[Math] Expected number of colliding pairs in hashing (example)

expected valuehash functionprobability

Suppose we use a hash function $h$ to hash $n$ distinct keys into an array $T$ of length $m$. Assuming simple uniform hashing — that is, with each key mapped independently and uniformly to a random bucket — what is the expected number of pairs of distinct keys that collide? (As above, distinct keys $x,y$ are said to collide if $h(x)=h(y)$)

  1. $n/m$
  2. $n/m^2$
  3. $n(n-1)/2m$
  4. $n^2/m$
  5. $n(n-1)/m$

This question came up in a quiz in Coursera assignment on Algorithms.

My thought is that there can be $n/m$ expected number of elements in one of any $m$ bucket, so pair of collisions is $\binom{n/m}{2}$ and this multiplied by $m$ gives total pairs colliding, but where is the flaw as answer according to this vision comes as $\color{red}{\frac{n(n-m)}{2m}}$

Best Answer

Let $\mathbf{1}_{ij}$ denote the indicator random variable for the event that keys $i$ and $j$ are mapped to the same bucket. You are then looking for $\mathbb{E}\left[ \sum_{1\leq i\leq j \leq n} \mathbf{1}_{ij} \right].$ By linearity of expectation, that is

$$ \sum_{1\leq i \leq j \leq n} \mathbb{E}[\mathbf{1}_{ij} ]$$

There are $\binom{n}{2} = \frac{n(n-1)}{2}$ such $i,j$ pairs that we are summing over. Each term is $$\mathbb{E}[\mathbf{1}_{ij}] = \mathbb{P}(\text{keys i and j are mapped to the same bucket}).$$

Since they are mapped uniformly and independently into $m$ buckets, the probability that two keys are mapped to the same bucket is $\frac{1}{m}.$ So the 3rd option is the correct answer.

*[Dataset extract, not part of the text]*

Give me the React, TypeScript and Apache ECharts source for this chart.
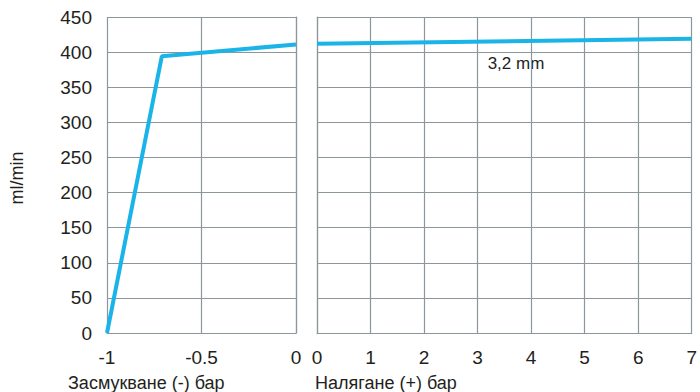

The step going from "there are $n/m$ expected elements in any bucket" to "so the number of colliding pairs is.." does not work. For example, $n/m$ may not be an integer. Using this approach, we would need to figure out the distribution of the bucket counts. Say we have $2$ buckets and $2$ keys. The two buckets can have the following number of keys in them: $(0, 2), (0,2)$ and $(1,1). (1,1)$ occurs with probability $1/2$, the others have probability $1/4$. Then for each case, we apply your logic to get the number of pair collisions. For $(0,2)$, there's $0$ pairs colliding in bucket $1$ and $1$ pair in bucket $2$. So in this case, there is $1$ colliding pair and this case happens with probability $1/4.$ In the $(1,1)$ case there are $0$ colliding pairs in total, and this case has probability $1/2.$ In the $(0,2)$ case we again have $1$ colliding pair, and that case is probability $1/4.$ So the expected value for $n=2, m=2$ is $$1\cdot(1/4) + 0\cdot(1/2) + 1\cdot(1/4) = 1/2. $$

In principle we can do this same computation for general $n,m$ but these are the types of questions where linearity of expectation comes in so useful - when we only want an expected value, linearity of expectation often allows us to dodge actually computing the distribution.